For example, Quran has cumulative case of linguistic features that humans have never done, still can't do, and is obviously beyond their capability. I've read Bahai Writings, it claims that they are similarly signs of God like the Quran. But I've seen humans write better and has no linguistic miracle features and subtle signs like the Quran, that when you begin to witness, you know are from God.

The musical tone of the Quran is also a miracle, in that it's perfect in how it sounds, each precise word perfectly placed, and not only that, unlike songs written by humans, different type of recitations with different tones, speeds, expressions, voices, all sound beautiful in their own way (some do sound better, but they all sound good).

And for example, Quran contains no paragraphs, no formal writing, yet most of it can't be classified in terms of poetry (the small Surahs I understand can be), yet the melodic sound with the meaning with the spiritual experience, they all speak that it's from God.

Logically speaking, God is capable of speaking with calculated speech that sounds the best, has many linguistic subtle placed words and speak in a style far above the capability of humans.

I don't see this is Bahai scriptures, but I witness it in Quran.

Repetition is bad in writing where it's not calculative. Redundancy is not good. Quran is highly repetitive, so if there is any redundant uncalculated no need of repeating thing it says, it will be not from God. But if it's extremely repetitive, but in a way, that is not redundant nor bores humans, and in fact, is a way for it interpret itself continuously, and open doors opening other doors it has. This speaks that it's from God. One example I think of is all the verses pertaining to Musa (a) and his words with respect to Haroun (a). The different paraphrases in Surah Taha, Surah Shuara, Surah Qasas interpret itself in a way there is no room for misinterpretation. But not only that, each way it's phrased is perfect to the Surah. Not only that, but similar words expressed of Mohammad (s) compliment it.
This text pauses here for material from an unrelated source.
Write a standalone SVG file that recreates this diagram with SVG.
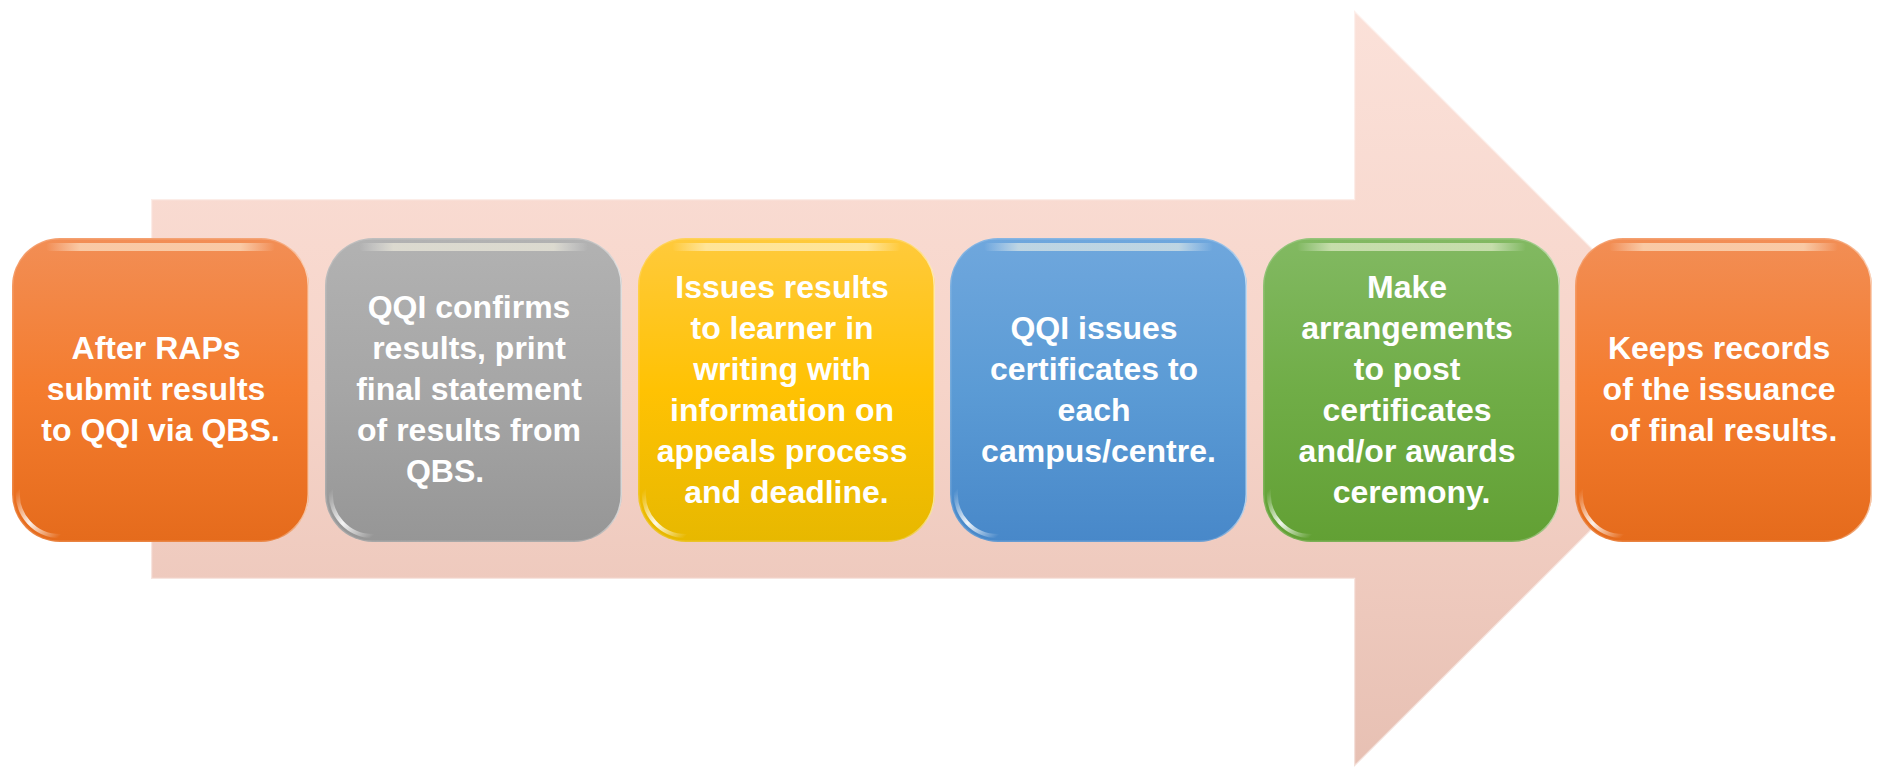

This feature of calculated repeating, I've not witnessed from normal humans. Never redundant, perfectly place, interpreting, and expanding. And when you doubt hell and need proof for it, the Quranic way it expands on arguments for it with the Surah it's in. All this, is a proof, it's not from a fabricator.
 

Trailblazer

Veteran Member
I don't see this is Bahai scriptures, but I witness it in Quran.
Since that is in the Qur'an, why would it be repeated in the Baha'i scriptures?
Why does it have to be an either-or? I believe both are from God, just as all Baha'is do.
 

Link

Veteran Member
Premium Member
Since that is in the Qur'an, why would it be repeated in the Baha'i scriptures?
Why does it have to be an either-or? I believe both are from God, just as all Baha'is do.
The speech of Bahai scriptures is mundane. It doesn't contain any sign it being from God. I would expect God to replace the Quran with something like it or better it terms of evidence, sign, and proof. The Quran itself says he never abrogates or replaces a sign/proof except with like of it or better.

So it can't be a downgrade in terms of evidence and proof. The Quran is highly better, and if I recall correctly Shokh Efendi even said that it's linguistic poetically superior the to the Bahai Scriptures and unique.
 

Trailblazer

Veteran Member
The speech of Bahai scriptures is mundane. It doesn't contain any sign it being from God. I would expect God to replace the Quran with something like it or better it terms of evidence, sign, and proof. The Quran itself says he never abrogates or replaces a sign/proof except with like of it or better.

So it can't be a downgrade in terms of evidence and proof. The Quran is highly better, and if I recall correctly Shokh Efendi even said that it's linguistic poetically superior the to the Bahai Scriptures and unique.
That is only your subjective personal opinion, what you prefer. I cannot compare the Qur'an to the Baha'i Writings since I have not read the Qur'an, except for some passages that Baha'u'llah quoted, but I have to admit those verses were eloquent.

God did not replace the Qur'an. God does not replace holy books, He only reveals new ones.

“Once in about a thousand years shall this City be renewed and readorned….

That City is none other than the Word of God revealed in every age and dispensation. In the days of Moses it was the Pentateuch; in the days of Jesus, the Gospel; in the days of Muhammad, the Messenger of God, the Qur’án; in this day, the Bayán; and in the Dispensation of Him Whom God will make manifest, His own Book—the Book unto which all the Books of former Dispensations must needs be referred, the Book that standeth amongst them all transcendent and supreme.”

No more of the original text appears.